Hosting Under-17 World Cup Can Transform Women's Game In India: FIFA Official
Head of FIFA's women's competitions, Sara Booth said Delhi will feel the "positive impact" of hosting a World Cup.
The under-17 women's football World Cup will be in India next year
Sara Booth feels this will help in boosting image of football in India
The tournament will begin from February 17 and end on March 7 next year
India staging the U-17 women's World Cup in 2021 will play a significant role in boosting the image of the sport among girls in the country, says head of FIFA's women's competitions, Sara Booth. Speaking at an e-summit organised by Football Delhi on Monday, Booth said Delhi will feel the "positive impact" of hosting a World Cup and lauded the state association's collaborative effort with the national federation to improve infrastructure for women's development. India hosted the U-17 men's World Cup in 2017. Indian player Dalima Chhibber said only a "better culture" can uplift women's football and felt things were looking much better than what it was before.
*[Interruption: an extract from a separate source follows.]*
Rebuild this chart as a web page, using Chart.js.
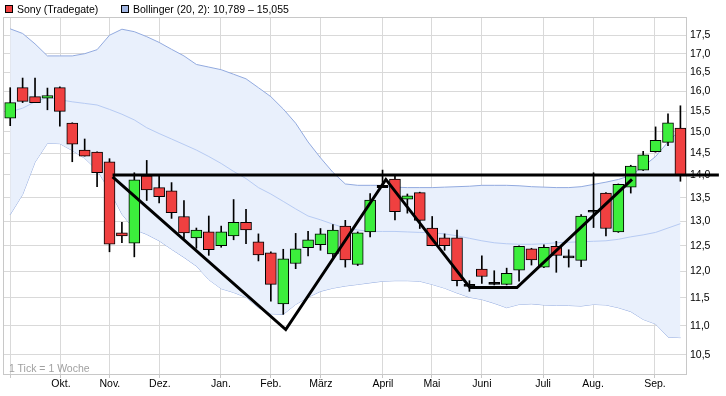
<!DOCTYPE html>
<html>
<head>
<meta charset="utf-8">
<script src="https://cdn.jsdelivr.net/npm/chart.js@4"></script>
<style>
body { margin: 0; background: #fff; }
#wrap { position: relative; width: 726px; height: 396px; font-family: "Liberation Sans", Arial, sans-serif; font-size: 10.5px; color: #000; }
.sq { position: absolute; top: 5px; width: 6px; height: 6px; border: 1px solid #000; }
.lg { position: absolute; top: 3px; line-height: 12px; white-space: nowrap; }
#note { position: absolute; left: 9px; top: 362px; line-height: 12px; color: #a0a0a0; white-space: nowrap; }
</style>
</head>
<body>
<div id="wrap">
  <canvas id="c" width="726" height="396"></canvas>
  <div class="sq" style="left:5px;background:#f04040"></div>
  <div class="lg" style="left:17px">Sony (Tradegate)</div>
  <div class="sq" style="left:121px;background:#a2b6e2"></div>
  <div class="lg" style="left:133px">Bollinger (20, 2): 10,789 – 15,055</div>
  <div id="note">1 Tick = 1 Woche</div>
</div>
<script>
// weekly candles, oldest first
const open  = [15.33,16.10,15.87,15.83,16.10,15.21,14.57,14.52,14.30,12.76, 12.55,13.98,13.72,13.65,13.10,12.66,12.78,12.50,12.70,12.98,
               12.58,12.36,11.39,12.15,12.46,12.52,12.34,12.90,12.13,12.78, 13.77,13.91,13.47,13.61,12.86,12.66,12.66,11.75,12.04,11.79,
               11.75,12.02,12.44,12.08,12.49,12.30,12.21,13.19,13.60,12.78, 13.73,14.11,14.53,14.75,15.09]
const high  = [16.10,16.35,16.35,16.09,16.12,15.22,14.83,14.53,14.37,12.98, 14.05,14.33,13.98,13.83,13.44,12.86,13.11,12.90,13.46,13.25,
               12.74,12.38,12.43,12.75,12.79,12.85,12.93,13.02,12.78,13.59, 14.11,13.99,13.58,13.62,13.10,12.74,12.82,11.82,12.30,12.01,
               12.06,12.50,12.45,12.52,12.59,12.42,13.14,14.05,13.61,13.80, 14.22,14.54,15.12,15.44,15.64]
const low   = [15.15,15.72,15.72,15.54,15.14,14.30,14.43,13.74,12.38,12.56, 12.28,13.44,13.39,13.06,12.65,12.45,12.31,12.47,12.62,12.54,
               12.20,11.44,11.20,12.05,12.30,12.41,12.27,12.08,12.11,12.68, 13.72,13.03,13.17,12.85,12.50,12.41,11.72,11.62,11.77,11.74,
               11.74,11.81,12.12,12.07,11.98,12.08,12.09,12.87,12.70,12.77, 13.60,14.10,14.52,14.67,13.86]
const close = [15.72,15.75,15.72,15.90,15.50,14.71,14.43,14.05,12.53,12.70, 13.89,13.67,13.52,13.18,12.76,12.82,12.42,12.78,12.98,12.82,
               12.32,11.75,12.24,12.44,12.62,12.74,12.82,12.22,12.76,13.45, 13.72,13.20,13.54,13.02,12.50,12.50,11.82,11.71,11.90,11.75,
               11.96,12.49,12.22,12.47,12.31,12.26,13.11,13.23,12.85,13.79, 14.20,14.46,14.80,15.22,14.00]

// Bollinger (20, 2)
const bbUpper  = [17.69,17.56,17.27,16.94,16.94,16.94,17.00,17.11,17.51,17.68, 17.61,17.47,17.31,17.12,16.94,16.71,16.64,16.57,16.45,16.33,
                  16.10,15.87,15.56,15.21,14.76,14.39,14.06,13.80,13.77,13.77, 13.77,13.73,13.72,13.72,13.72,13.73,13.74,13.75,13.77,13.77,
                  13.77,13.76,13.74,13.73,13.72,13.72,13.74,13.79,13.84,13.90, 13.99,14.19,14.42,14.76,15.06]
const bbMiddle = [15.49,15.58,15.74,15.85,15.79,15.74,15.70,15.66,15.55,15.43, 15.29,15.10,14.96,14.83,14.70,14.57,14.42,14.26,14.08,13.92,
                  13.72,13.58,13.42,13.26,13.11,13.03,12.94,12.86,12.82,12.79, 12.79,12.79,12.78,12.77,12.76,12.74,12.70,12.65,12.60,12.56,
                  12.54,12.53,12.53,12.54,12.56,12.57,12.58,12.59,12.60,12.63, 12.68,12.72,12.77,12.86,12.95]
const bbLower  = [13.14,13.57,14.29,14.73,14.72,14.56,14.38,14.11,13.66,13.15, 12.83,12.73,12.60,12.43,12.27,12.10,11.84,11.67,11.60,11.51,
                  11.32,11.21,11.20,11.38,11.51,11.62,11.68,11.72,11.75,11.78, 11.81,11.82,11.82,11.81,11.75,11.68,11.59,11.51,11.47,11.40,
                  11.32,11.38,11.39,11.37,11.36,11.36,11.35,11.38,11.37,11.32, 11.25,11.11,11.03,10.80,10.79]

// drawn pattern (x in weeks, y in EUR)
const resistX = [8.25, 57.1]
const resistY = [14.0, 14.0]
const zigX = [8.25, 22.2, 30.27, 37.04, 40.83, 50.1]
const zigY = [13.96, 10.93, 13.90, 11.69, 11.69, 13.90]

// month grid lines, position in weeks
const monthPos    = [0, 4.09, 8.03, 12.06, 16.98, 21.0, 25.03, 30.03, 33.98, 38.0, 42.93, 46.96, 51.95]
const monthLabels = ['', 'Okt.', 'Nov.', 'Dez.', 'Jan.', 'Feb.', 'März', 'April', 'Mai', 'Juni', 'Juli', 'Aug.', 'Sep.']
const yTicks = [10.5, 11.0, 11.5, 12.0, 12.5, 13.0, 13.5, 14.0, 14.5, 15.0, 15.5, 16.0, 16.5, 17.0, 17.5]

const UP = '#3cee3c', DOWN = '#f04040'
const xy = (xs, ys) => xs.map((x, i) => ({x: x, y: ys[i]}))
const series = arr => arr.map((v, i) => ({x: i, y: v}))
// doji: body so thin it shows as a black dash
const bodyColor = (o, c) => Math.abs(c - o) / o < 0.004 ? '#000' : (c >= o ? UP : DOWN)

const frame = {
    id: 'frame',
    beforeDatasetsDraw(chart) {
        const {ctx, chartArea: a} = chart
        ctx.save()
        ctx.strokeStyle = '#c8c8c8'
        ctx.lineWidth = 1
        ctx.strokeRect(Math.round(a.left) - 0.5, Math.round(a.top) - 0.5, Math.round(a.right - a.left) + 1, Math.round(a.bottom - a.top) + 1)
        ctx.restore()
    }
}

Chart.defaults.font.family = '"Liberation Sans", Arial, sans-serif'
Chart.defaults.font.size = 10.5
Chart.defaults.color = '#000'

new Chart(document.getElementById('c'), {
    type: 'bar',
    data: {
        datasets: [
            {type: 'line', data: xy(resistX, resistY), borderColor: '#000', borderWidth: 3, pointRadius: 0, clip: false, order: 0},
            {type: 'line', data: xy(zigX, zigY), borderColor: '#000', borderWidth: 3, pointRadius: 0, clip: false, order: 0},
            {
                data: open.map((o, i) => ({x: i, y: [o, close[i]]})),
                backgroundColor: open.map((o, i) => bodyColor(o, close[i])),
                borderColor: '#000', borderWidth: 1, borderSkipped: false,
                barThickness: 11, grouped: false, order: 1
            },
            {
                data: low.map((l, i) => ({x: i, y: [l, high[i]]})),
                backgroundColor: '#000', borderWidth: 0,
                barThickness: 1, grouped: false, order: 2
            },
            {type: 'line', data: series(bbMiddle), borderColor: '#b7cbf3', borderWidth: 1, pointRadius: 0, order: 3},
            {type: 'line', data: series(bbUpper), borderColor: '#92aadf', borderWidth: 1, pointRadius: 0,
             fill: '+1', backgroundColor: '#e9f0fc', order: 4},
            {type: 'line', data: series(bbLower), borderColor: '#92aadf', borderWidth: 1, pointRadius: 0, order: 4}
        ]
    },
    options: {
        responsive: false,
        animation: false,
        layout: {padding: {left: 4, top: 18, right: 0, bottom: 0}},
        plugins: {legend: {display: false}, tooltip: {enabled: false}},
        scales: {
            x: {
                type: 'linear', min: -0.5, max: 54.45, offset: false,
                afterBuildTicks: axis => { axis.ticks = monthPos.map(v => ({value: v})) },
                afterFit: axis => { axis.height = 22 },
                ticks: {autoSkip: false, maxRotation: 0, padding: 0, callback: (v, i) => monthLabels[i]},
                grid: {color: '#d9d9d9', tickLength: 4, tickColor: '#c8c8c8', offset: false},
                border: {color: '#c8c8c8'}
            },
            y: {
                type: 'logarithmic', position: 'right', min: 10.18, max: 18.0,
                afterBuildTicks: axis => { axis.ticks = yTicks.map(v => ({value: v})) },
                afterFit: axis => { axis.width = 40 },
                ticks: {padding: 4, callback: v => v.toFixed(1).replace('.', ',')},
                grid: {color: '#d9d9d9', drawTicks: false},
                border: {color: '#c8c8c8'}
            }
        }
    },
    plugins: [frame]
})
</script>
</body>
</html>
"We need to develop the culture of girl's football at the club level as well as school and college level. Participation of girls in football has significantly grown in Delhi in the last few years and with new competitions, more girls will be encouraged to play football which was not the case when I started to play football in Delhi," said Dalima.
The Golden League in Delhi has been an eye-opener of sorts and All India Football Federation's Sara Pilot said the improved focus and Football Delhi's proactiveness was something the other state associations must adopt.
Women's football can only develop if it got "equal opportunity" like the men and Sweden's U-23 national coach Yvonne Ekroth said a level playing field was the only way forward.
Those women needed to create space for themselves in both administration and coaching was emphasised by Lauren Duncan, the manager of the national team of South Africa.
"The condition of women's football in South Africa is pretty similar to India. We need more females in administration and coaching to provide a more comfortable environment to players," said Duncan.